Осенью 1882 года хозяин наш перевел мастерскую в свой дом, на Житную улицу, у Калужских ворот. Здесь условия жизни для рабочих стали лучше: в спальнях были сделаны койки-нары, одна нара на двух человек, перегороженные посредине доской; проходы спальни были просторные. Вместо полудничанья с ломтем хлеба был введен чай; рабочее время осталось прежним.
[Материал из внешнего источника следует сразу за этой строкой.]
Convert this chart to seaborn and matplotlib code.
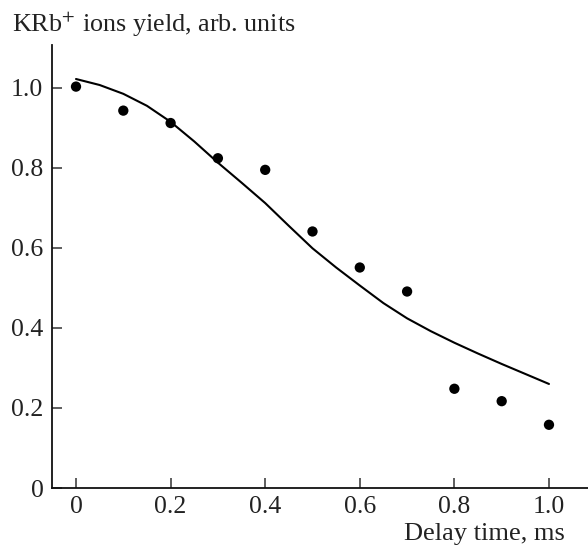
import pandas as pd
import seaborn as sns
import matplotlib.pyplot as plt

# measured KRb+ yield vs delay time
delay = [0.0, 0.1, 0.2, 0.3, 0.4, 0.5, 0.6, 0.7, 0.8, 0.9, 1.0]
yield_meas = [1.003, 0.943, 0.912, 0.824, 0.795, 0.641, 0.551, 0.491, 0.248, 0.217, 0.158]

# model curve
fit_t = [0.0, 0.05, 0.1, 0.15, 0.2, 0.25, 0.3, 0.35, 0.4, 0.45, 0.5,
         0.55, 0.6, 0.65, 0.7, 0.75, 0.8, 0.85, 0.9, 0.95, 1.0]
fit_y = [1.022, 1.007, 0.985, 0.955, 0.915, 0.866, 0.813, 0.763, 0.712, 0.655, 0.599,
         0.551, 0.506, 0.462, 0.424, 0.392, 0.363, 0.336, 0.310, 0.285, 0.260]

x_ticks = [0, 0.2, 0.4, 0.6, 0.8, 1.0]
x_ticklabels = ['0', '0.2', '0.4', '0.6', '0.8', '1.0']
y_ticks = [0, 0.2, 0.4, 0.6, 0.8, 1.0]
y_ticklabels = ['0', '0.2', '0.4', '0.6', '0.8', '1.0']

points_df = pd.DataFrame({'t': delay, 'y': yield_meas})
fit_df = pd.DataFrame({'t': fit_t, 'y': fit_y})

sns.set_style('ticks')
plt.rcParams['font.family'] = ['Liberation Serif', 'DejaVu Serif']
plt.rcParams['mathtext.fontset'] = 'stix'

fig = plt.figure(figsize=(5.88, 5.46), dpi=100)
ax = fig.add_axes([0.088, 0.1062, 0.912, 0.8114])

sns.lineplot(data=fit_df, x='t', y='y', color='black', linewidth=1.5, ax=ax)
sns.scatterplot(data=points_df, x='t', y='y', color='black', s=55,
                edgecolor='none', ax=ax, zorder=3)

ax.set_xlim(-0.0513, 1.0825)
ax.set_ylim(0, 1.107)
ax.set_xticks(x_ticks)
ax.set_xticklabels(x_ticklabels)
ax.set_yticks(y_ticks)
ax.set_yticklabels(y_ticklabels)
ax.tick_params(direction='in', length=7, width=1.1, labelsize=18.5, pad=6,
               color='#333333', labelcolor='#222222')

sns.despine(ax=ax)
for side in ['left', 'bottom']:
    ax.spines[side].set_linewidth(1.3)
    ax.spines[side].set_color('#111111')

ax.set_xlabel('')
ax.set_ylabel('')
fig.text(0.02, 0.941, 'KRb$^{+}$ ions yield, arb. units', fontsize=18.8,
         color='#222222', ha='left', va='baseline')
fig.text(0.961, 0.011, 'Delay time, ms', fontsize=19,
         color='#222222', ha='right', va='baseline')

plt.savefig('out.png', dpi=100)
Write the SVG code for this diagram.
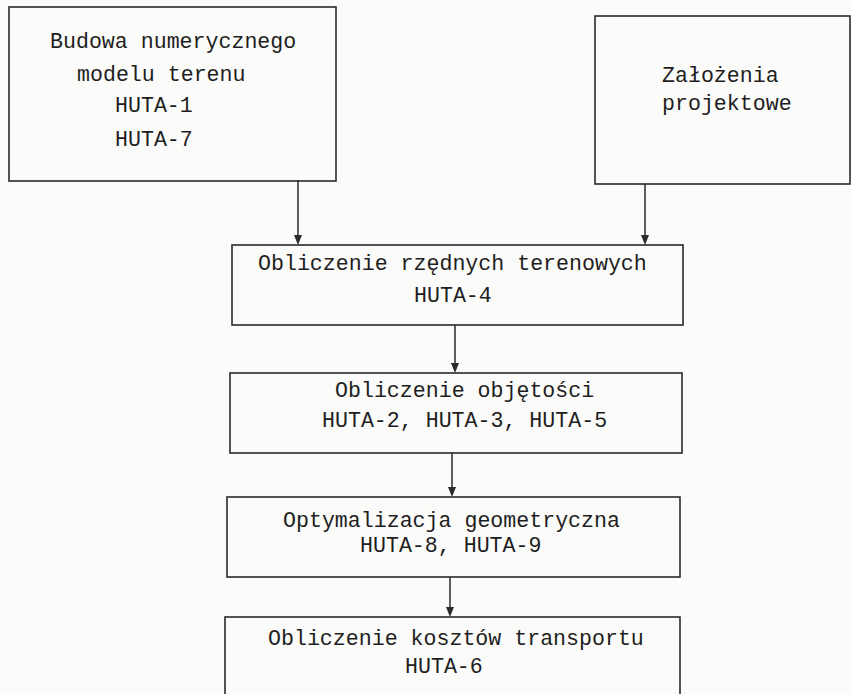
<svg xmlns="http://www.w3.org/2000/svg" width="851" height="694" viewBox="0 0 851 694">
<style>
.box{fill:none;stroke:#2a2a2a;stroke-width:1.6}
.t{font-family:"Liberation Mono","Courier New",monospace;font-size:21.6px;fill:#1e1e1e}
.c{stroke:#2a2a2a;stroke-width:1.5;fill:none}
.ah{fill:#2a2a2a}
</style>
<rect width="851" height="694" fill="#fbfbfa"/>
<g id="connectors">
<line class="c" x1="298" y1="180" x2="298" y2="240"/>
<path class="ah" d="M294,235 L302,235 L298,245 Z"/>
<line class="c" x1="645" y1="184" x2="645" y2="240"/>
<path class="ah" d="M641,235 L649,235 L645,245 Z"/>
<line class="c" x1="455" y1="325" x2="455" y2="368"/>
<path class="ah" d="M451,363 L459,363 L455,373 Z"/>
<line class="c" x1="452" y1="453" x2="452" y2="492"/>
<path class="ah" d="M448,487 L456,487 L452,497 Z"/>
<line class="c" x1="450" y1="577" x2="450" y2="612"/>
<path class="ah" d="M446,607 L454,607 L450,617 Z"/>
</g>
<g id="n1">
<rect class="box" x="9" y="7" width="327" height="174"/>
<text class="t" x="50" y="48">Budowa numerycznego</text>
<text class="t" x="77" y="81">modelu terenu</text>
<text class="t" x="115" y="112">HUTA-1</text>
<text class="t" x="115" y="146">HUTA-7</text>
</g>
<g id="n2">
<rect class="box" x="595" y="16" width="255" height="168"/>
<text class="t" x="662" y="82">Założenia</text>
<text class="t" x="662" y="110">projektowe</text>
</g>
<g id="n3">
<rect class="box" x="232" y="245" width="451" height="80"/>
<text class="t" x="258" y="270">Obliczenie rzędnych terenowych</text>
<text class="t" x="414" y="302">HUTA-4</text>
</g>
<g id="n4">
<rect class="box" x="230" y="373" width="452" height="80"/>
<text class="t" x="335" y="397">Obliczenie objętości</text>
<text class="t" x="322" y="427">HUTA-2, HUTA-3, HUTA-5</text>
</g>
<g id="n5">
<rect class="box" x="227" y="497" width="453" height="80"/>
<text class="t" x="283" y="527">Optymalizacja geometryczna</text>
<text class="t" x="360" y="552">HUTA-8, HUTA-9</text>
</g>
<g id="n6">
<rect class="box" x="225" y="617" width="455" height="90"/>
<text class="t" x="268" y="645">Obliczenie kosztów transportu</text>
<text class="t" x="405" y="673">HUTA-6</text>
</g>
</svg>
Вот здесь мне впервые в 1883 г. пришлось прочесть две революционные книжки: «Речь Петра Алексеева» и «Кто чем живет» Дикштейна,* а также познакомиться с Ильяшевичем, который работал слесарем недолгое время в нашей мастерской. Вскоре после поступления в нашу мастерскую Ильяшевич зашел ко мне в конторку. Здесь нужно сказать, что хозяин, пользуясь моею грамотностью, навалил на меня конторскую работу: подсчет зарплаты, составление сметы по производству заказов, прописка паспортов и пр., пользуясь тем, что я в качестве ученика должен был производить эту работу бесплатно. Зашедший в конторку Ильяшевич говорит мне: «Я не надеюсь работать у вас долго, поэтому у меня просьба не прописывать мой паспорт».
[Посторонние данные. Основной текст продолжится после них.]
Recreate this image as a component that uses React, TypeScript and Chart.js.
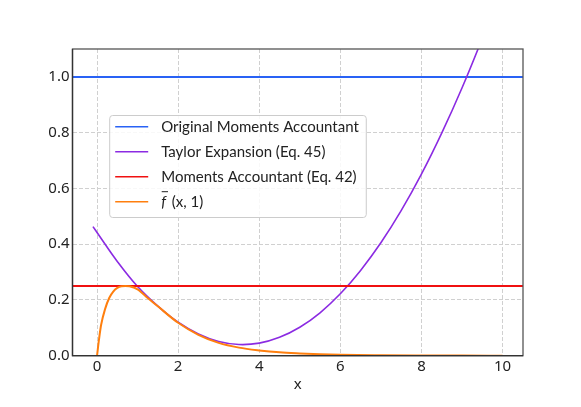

Нужно сказать, что с паспортами была тогда большая строгость. Поэтому я посмотрел на него и говорю: «Только для вас это сделаю». — «Почему так?» — спрашивает он. Я ответил: «Мне понравились ваши книги». А книги ко мне попали так: Ильяшевич дал на спальню рабочим читать книги, а те, прочитав их, передали мне. Я видел, что Ильяшевичу было неприятно, что книги попали ко мне; он думал, раз я веду счетоводную часть хозяина, то сторонник его интересов; но я успокоил его относительно себя и указал, что нужно опасаться спальни. Ильяшевич доверился мне и несколько дней занимался со мной по вечерам разбором прочитанной книги, но кто-то из спальни донес хозяину о прочитанных в спальне книжках и о том, кто их давал. Тотчас же призывает меня хозяин и спрашивает: «Ильяшевич у нас прописан?» — «Да, — говорю, — послал прописать в участок, паспорт обратно не принесен». — «Задержи его паспорт, скажи, что в участке, если он его будет спрашивать», — говорит хозяин. Я тотчас же передал эти слова и паспорт Ильяшевичу, он пошел требовать расчет, так как сильно нуждался в деньгах. Только он успел уйти, явилась полиция на пустой след. Принялись за меня, почему я паспорт отдал, а я отрекся от предупреждения хозяина не отдавать паспорт, твердо стоял на том, что паспорта отдаю всем, кто получил расчет, и указал на соответствующий параграф книжки. Не знаю, какой суммой денег откупился хозяин от полиции, но на меня злился он долго.

Знание от прочитанных книг и бесед у меня осталось смутное и у товарищей не больше того. Мы были слабы знанием. Метод борьбы народников нам казался неясным, а к чему стремятся — цель нам казалась очень далекой. Не была разработана у них и система повседневной, будничной борьбы, которая вела бы к цели и поэтому понемногу искра света гасла и тускнела, оставаясь только воспоминанием.

В 1884―1885 годах рабочие с интересом читали бесконечный разбойничий роман о похождении разбойника Чуркина, который печатался в «Московском листке». О забастовке на морозовских фабриках мы знали только по слухам,* в газетах о ней писали мало.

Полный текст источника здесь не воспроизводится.